These Aren't The Droids You're Looking For
I am gripped by a certain superstitious paranoia (against speaking about certain things) and that is rendering me a blogger with not much to say. So I will treat you to a few odds and ends from my most assuredly odd mind.
1) The Red Menace Approaches
At the beginning of the week, Cait and I went to Dr. Reserved's office, which is in a downtown medical building. The elevators conspired to run on very odd schedules, such that at 9:00 am as the lobby filled up with people, only one elevator arrived. The horde stuffed itself into its confines, and we ascended. About halfway up, I noticed someone gesturing oddly out of the corner of my eye. I turned to look, and discovered an old family friend of my parents'. Strangely, he was motioning shhhhhh! at me. Baffled, I stayed quiet, but kept turning his direction every few seconds. Every time, he made the same gesture. Just as I was about to say something, the elevator stopped at the floor before ours, and my acquaintance started to get off. As he moved away from the back of the elevator, the reason for his strange action became apparent in the form of his floppy-hatted, giant-shirt-shrouded wife whose face looked a bit like she'd been a little too close to the test range for the Manhattan Project.

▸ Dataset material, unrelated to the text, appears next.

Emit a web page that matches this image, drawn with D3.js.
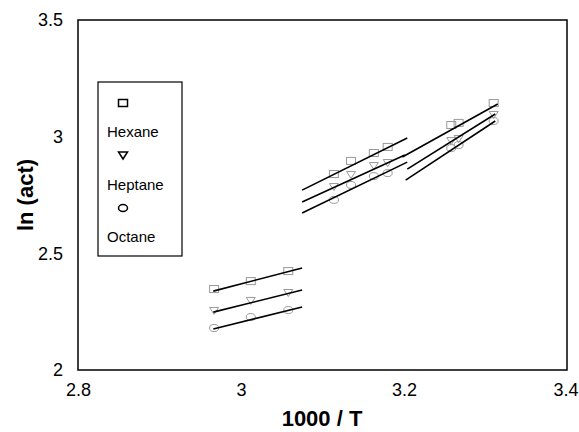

So what is the etiquette for greeting someone after they've had cosmetic surgery, anyway? (I don't mean for when you bump into them in the elevator on the way to their doctor's for the post-op visit, I mean weeks later, when they look lovely, but, well, altered.) It seems awkward and impolite to say, "Hey, babe, niiiiice facelift!" or "Chemical peel or sandpaper? I'm in the market myself!" but NOT saying anything would seem to invalidate the thousands of dollars poured into the physician's boat.
Inquiring minds want to know.
And now, I'll return to my previously scheduled couch.